Fayette and Ringer have brought in NYCB stars like Wendy Whelan to give master classes. Just last week current NYCB faves Teresa Reichlen and Tyler Angle visited. Benjamin Millepied, director of L.A. Dance Project and an advisor to Colburn, has also been in to teach, as has Peter Boal, director of Pacific Northwest Ballet. Next year, the students will get the rare opportunity to take class with Helgi Tomasson, visionary director of San Francisco Ballet. Millepied, Boal and Tomasson are also former NYCB principals. It’s a way to extend what Fayette calls the “NYCB family.”

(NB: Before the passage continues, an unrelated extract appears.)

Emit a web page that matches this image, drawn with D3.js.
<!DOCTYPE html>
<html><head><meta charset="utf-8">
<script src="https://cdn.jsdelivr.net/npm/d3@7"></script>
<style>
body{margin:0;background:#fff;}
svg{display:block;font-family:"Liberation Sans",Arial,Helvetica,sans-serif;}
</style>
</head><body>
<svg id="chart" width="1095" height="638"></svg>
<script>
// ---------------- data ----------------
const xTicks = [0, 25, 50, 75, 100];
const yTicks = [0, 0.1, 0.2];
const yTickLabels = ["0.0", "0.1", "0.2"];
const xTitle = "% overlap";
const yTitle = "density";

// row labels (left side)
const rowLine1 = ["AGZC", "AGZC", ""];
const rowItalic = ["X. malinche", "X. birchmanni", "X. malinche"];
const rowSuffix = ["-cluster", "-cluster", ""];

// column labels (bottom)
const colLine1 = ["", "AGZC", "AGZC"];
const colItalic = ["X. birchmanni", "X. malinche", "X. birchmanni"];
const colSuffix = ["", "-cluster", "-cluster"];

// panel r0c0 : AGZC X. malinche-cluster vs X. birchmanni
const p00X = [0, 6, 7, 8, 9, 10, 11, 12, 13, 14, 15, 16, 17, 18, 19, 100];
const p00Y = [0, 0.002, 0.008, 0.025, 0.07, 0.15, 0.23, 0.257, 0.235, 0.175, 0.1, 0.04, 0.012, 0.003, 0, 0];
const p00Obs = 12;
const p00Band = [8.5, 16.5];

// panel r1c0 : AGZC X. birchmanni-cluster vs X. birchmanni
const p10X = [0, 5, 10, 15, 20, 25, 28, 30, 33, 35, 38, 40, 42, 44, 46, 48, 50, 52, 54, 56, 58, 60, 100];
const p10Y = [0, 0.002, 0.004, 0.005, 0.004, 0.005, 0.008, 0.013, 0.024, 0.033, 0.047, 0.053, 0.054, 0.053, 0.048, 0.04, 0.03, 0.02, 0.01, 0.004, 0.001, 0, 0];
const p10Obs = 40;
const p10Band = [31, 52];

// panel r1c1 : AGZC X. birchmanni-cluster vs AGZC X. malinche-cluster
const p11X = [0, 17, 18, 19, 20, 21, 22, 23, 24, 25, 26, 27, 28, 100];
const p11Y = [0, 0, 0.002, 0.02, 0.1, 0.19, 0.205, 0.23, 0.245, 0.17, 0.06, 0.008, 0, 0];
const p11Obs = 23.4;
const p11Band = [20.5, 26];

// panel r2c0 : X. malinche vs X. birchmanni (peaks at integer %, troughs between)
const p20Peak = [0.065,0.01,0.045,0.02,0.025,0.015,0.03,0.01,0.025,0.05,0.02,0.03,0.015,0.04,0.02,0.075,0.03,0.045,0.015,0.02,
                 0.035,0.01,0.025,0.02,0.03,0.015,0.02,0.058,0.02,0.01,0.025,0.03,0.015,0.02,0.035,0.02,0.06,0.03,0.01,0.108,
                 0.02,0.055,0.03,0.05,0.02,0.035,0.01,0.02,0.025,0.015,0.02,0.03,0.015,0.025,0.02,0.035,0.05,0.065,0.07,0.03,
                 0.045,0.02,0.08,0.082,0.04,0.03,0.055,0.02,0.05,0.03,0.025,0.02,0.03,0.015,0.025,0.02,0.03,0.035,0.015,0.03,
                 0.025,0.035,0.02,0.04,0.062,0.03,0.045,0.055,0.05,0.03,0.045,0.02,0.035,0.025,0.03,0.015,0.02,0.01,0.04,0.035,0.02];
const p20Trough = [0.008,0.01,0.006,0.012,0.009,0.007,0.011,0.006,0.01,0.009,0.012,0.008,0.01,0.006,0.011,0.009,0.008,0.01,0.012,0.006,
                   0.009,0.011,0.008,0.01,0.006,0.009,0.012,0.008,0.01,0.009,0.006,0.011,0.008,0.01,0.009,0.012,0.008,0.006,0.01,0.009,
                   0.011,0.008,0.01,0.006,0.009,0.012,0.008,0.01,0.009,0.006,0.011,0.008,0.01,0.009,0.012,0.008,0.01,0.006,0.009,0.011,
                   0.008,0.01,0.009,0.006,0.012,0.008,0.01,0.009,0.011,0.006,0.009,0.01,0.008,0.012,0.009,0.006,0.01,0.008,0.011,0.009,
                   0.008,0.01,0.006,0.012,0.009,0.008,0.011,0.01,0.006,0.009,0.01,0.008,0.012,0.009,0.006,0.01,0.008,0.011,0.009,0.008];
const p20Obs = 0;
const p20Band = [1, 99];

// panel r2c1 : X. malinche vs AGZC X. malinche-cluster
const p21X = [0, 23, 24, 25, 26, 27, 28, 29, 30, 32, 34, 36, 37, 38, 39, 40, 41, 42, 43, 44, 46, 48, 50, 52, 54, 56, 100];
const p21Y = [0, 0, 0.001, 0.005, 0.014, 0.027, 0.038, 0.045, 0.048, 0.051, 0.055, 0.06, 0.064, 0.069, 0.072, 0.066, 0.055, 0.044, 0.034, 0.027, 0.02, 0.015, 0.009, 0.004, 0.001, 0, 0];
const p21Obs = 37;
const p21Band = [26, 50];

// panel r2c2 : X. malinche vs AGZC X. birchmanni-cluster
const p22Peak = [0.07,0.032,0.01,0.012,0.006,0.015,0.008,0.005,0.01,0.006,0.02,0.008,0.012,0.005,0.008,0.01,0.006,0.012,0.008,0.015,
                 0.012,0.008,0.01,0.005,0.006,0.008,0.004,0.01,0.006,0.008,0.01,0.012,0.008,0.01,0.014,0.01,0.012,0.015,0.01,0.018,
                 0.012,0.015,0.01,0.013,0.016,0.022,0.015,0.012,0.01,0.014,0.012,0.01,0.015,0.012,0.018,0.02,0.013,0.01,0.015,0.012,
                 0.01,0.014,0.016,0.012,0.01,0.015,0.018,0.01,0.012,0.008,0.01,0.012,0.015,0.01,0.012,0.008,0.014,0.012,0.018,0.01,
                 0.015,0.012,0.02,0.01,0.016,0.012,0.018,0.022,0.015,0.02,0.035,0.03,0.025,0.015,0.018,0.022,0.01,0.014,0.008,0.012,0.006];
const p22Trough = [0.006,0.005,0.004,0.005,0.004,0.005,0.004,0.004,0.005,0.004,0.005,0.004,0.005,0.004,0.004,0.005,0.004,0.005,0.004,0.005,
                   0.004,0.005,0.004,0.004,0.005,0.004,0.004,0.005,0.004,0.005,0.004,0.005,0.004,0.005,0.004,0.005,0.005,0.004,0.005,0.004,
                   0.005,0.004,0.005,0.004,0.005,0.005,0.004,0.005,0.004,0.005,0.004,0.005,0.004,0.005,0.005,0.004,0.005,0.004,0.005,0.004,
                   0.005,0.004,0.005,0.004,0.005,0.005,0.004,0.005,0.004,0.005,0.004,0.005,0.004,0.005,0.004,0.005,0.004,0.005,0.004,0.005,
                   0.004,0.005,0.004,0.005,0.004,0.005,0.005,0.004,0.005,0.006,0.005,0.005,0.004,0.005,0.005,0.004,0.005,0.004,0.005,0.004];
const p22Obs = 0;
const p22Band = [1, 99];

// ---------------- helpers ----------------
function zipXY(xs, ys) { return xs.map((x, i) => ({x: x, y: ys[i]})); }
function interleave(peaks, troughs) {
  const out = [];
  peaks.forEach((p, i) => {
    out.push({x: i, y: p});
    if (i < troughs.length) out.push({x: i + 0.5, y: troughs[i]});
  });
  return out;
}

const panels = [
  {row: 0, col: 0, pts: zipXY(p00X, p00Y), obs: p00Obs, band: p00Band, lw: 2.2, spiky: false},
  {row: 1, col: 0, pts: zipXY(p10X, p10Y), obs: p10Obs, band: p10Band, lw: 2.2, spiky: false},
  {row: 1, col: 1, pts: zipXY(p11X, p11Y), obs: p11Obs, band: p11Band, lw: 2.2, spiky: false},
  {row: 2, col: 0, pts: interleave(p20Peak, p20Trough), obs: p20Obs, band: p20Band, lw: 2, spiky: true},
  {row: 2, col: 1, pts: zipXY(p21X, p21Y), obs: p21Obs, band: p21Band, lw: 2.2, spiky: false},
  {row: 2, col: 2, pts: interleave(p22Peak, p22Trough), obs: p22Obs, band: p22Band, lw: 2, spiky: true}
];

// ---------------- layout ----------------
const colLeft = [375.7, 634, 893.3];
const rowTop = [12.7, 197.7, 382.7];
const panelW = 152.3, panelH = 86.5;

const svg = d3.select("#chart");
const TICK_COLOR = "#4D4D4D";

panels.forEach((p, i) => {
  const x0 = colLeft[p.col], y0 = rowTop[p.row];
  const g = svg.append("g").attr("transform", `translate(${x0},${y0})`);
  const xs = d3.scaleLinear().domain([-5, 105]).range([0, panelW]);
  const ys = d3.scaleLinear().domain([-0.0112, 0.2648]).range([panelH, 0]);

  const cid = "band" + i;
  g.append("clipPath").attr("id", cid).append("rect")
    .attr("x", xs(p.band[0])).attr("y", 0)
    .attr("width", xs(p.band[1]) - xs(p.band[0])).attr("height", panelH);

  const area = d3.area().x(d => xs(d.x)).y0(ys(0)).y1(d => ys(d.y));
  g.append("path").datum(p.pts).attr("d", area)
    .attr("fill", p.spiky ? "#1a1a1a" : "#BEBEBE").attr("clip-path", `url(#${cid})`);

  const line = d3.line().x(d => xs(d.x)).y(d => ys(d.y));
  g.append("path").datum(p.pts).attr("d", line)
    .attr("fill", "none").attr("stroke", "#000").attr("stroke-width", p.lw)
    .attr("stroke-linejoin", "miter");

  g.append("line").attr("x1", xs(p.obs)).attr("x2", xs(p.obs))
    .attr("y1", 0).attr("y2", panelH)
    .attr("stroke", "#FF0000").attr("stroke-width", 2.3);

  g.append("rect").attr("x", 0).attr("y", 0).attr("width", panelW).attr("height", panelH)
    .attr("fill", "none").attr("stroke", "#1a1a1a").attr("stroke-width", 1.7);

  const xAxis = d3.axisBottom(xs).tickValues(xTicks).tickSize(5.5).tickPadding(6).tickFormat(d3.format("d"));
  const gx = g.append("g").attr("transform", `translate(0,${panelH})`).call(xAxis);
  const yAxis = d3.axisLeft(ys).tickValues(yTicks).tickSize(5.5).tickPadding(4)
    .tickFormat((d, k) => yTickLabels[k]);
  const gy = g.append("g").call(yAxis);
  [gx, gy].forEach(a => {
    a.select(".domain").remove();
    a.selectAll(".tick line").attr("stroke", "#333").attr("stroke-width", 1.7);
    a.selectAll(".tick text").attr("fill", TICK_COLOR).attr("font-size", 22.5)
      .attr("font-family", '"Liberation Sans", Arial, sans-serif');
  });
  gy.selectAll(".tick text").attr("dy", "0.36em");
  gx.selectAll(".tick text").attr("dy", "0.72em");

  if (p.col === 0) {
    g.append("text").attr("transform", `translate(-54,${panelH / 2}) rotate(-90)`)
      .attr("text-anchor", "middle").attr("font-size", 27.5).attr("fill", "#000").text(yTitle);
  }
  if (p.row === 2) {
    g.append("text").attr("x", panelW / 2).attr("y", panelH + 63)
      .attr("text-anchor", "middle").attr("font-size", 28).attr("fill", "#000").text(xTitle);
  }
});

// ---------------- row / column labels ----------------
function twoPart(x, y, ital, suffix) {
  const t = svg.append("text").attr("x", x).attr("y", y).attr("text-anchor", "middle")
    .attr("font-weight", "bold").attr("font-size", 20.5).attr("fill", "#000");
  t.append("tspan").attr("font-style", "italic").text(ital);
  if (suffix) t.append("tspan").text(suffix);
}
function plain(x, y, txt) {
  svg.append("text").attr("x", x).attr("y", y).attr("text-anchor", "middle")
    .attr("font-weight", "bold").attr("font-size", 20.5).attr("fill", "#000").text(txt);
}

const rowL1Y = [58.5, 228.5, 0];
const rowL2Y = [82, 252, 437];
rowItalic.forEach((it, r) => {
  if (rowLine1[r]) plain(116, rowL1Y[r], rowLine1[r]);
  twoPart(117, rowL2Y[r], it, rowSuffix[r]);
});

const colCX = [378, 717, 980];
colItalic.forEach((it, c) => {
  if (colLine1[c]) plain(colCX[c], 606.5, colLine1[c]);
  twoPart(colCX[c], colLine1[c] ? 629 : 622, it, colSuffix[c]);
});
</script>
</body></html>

Colburn is a boutique school with only 12 students ages 14–19, so they get plenty of attention. As I noted two years ago when the Academy was just a gleam in the eyes of Ringer and Fayette, hopes were high. Fayette now says they have exceeded expectations. This video of Reichlen and Angle teaching class gives an idea of the caliber of the school.

 

Will the Colburn Dance Academy become the West Coast branch of the School of American Ballet? Established in 1934 by George Balanchine and Lincoln Kirstein, SAB is without a doubt the oldest, most storied, continuously running ballet school in the United States. (Disclosure: I’m an alum, having spent two summers there in the 1960s.) It’s such a cornerstone of American ballet training that Jennifer Dunning wrote a book, But First a School, about its centrality in building a ballet culture in this country. And of course, it was SAB that furnished Balanchine with his amazing dancers.

Now the Academy, which is part of the larger Colburn School, offers excellent Balanchine-style training and mentorship to those who live on the West Coast. Half the students are local, and the other half come from as far away as Georgia and Long Island.